Daimler’s Mercedes-Benz division is increasing its stake in Aston Martin Lagonda from 5% to 20% in what the carmakers are calling a ‘strategic technology agreement’.
Mercedes-Benz bought the initial 5% stake in 2013 and will increase its share in several stages, making it one of Aston Martin’s largest shareholders. In a first stage Mercedes-Benz will increase its stake to 11.8%.
Aston Martin’s executive chairman, Lawrence Stroll, said the deal will give Aston access to world-class technologies to support long-term product expansion plans, including electric and hybrid powertrains.
Aston Martin already uses engines and electronics from Mercedes-Benz in some of its models.
“With this new expanded partnership, we will be able to provide Aston Martin with access to new cutting-edge powertrain and software technologies and components, including next generation hybrid and electric drive systems,” said Wolf-Dieter Kurz, head of product strategy at Mercedes-Benz Cars. “Access to this technology and these components will be provided in exchange for new shares in Aston Martin.”
Aston Martin plans to increase sales to around 10,000 by 2025, almost double what the company sold last year (5,862). The company has new revenue targets of £2 billion by 2024/5.

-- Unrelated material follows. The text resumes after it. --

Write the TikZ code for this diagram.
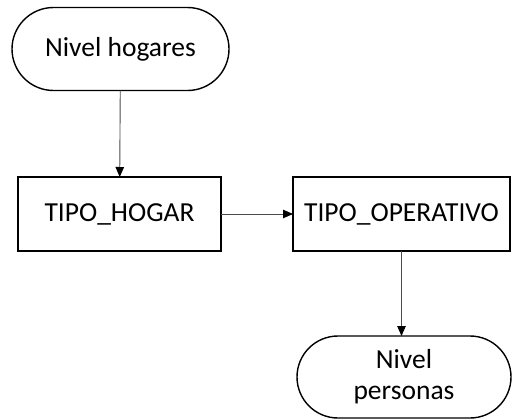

The company has just launched its first SUV model, the DBX.
“For DBX, the brand’s first SUV, the team at St Athan has followed a quality-led ramp-up as appropriate for our luxury product positioning and we are now delivering to meet customer demand,” said Tobias Moers, CEO of Aston Martin Lagonda.
“We are targeting delivery of significant growth and margin expansion in the medium-term, not just through product expansion but also by incorporating a strategy to deliver a level of operational excellence and efficiency throughout every aspect of the organisation,” he added.
In Q3 this year Aston Martin posted a pre-tax loss £29m, against a £43m profit in the same period in 2019.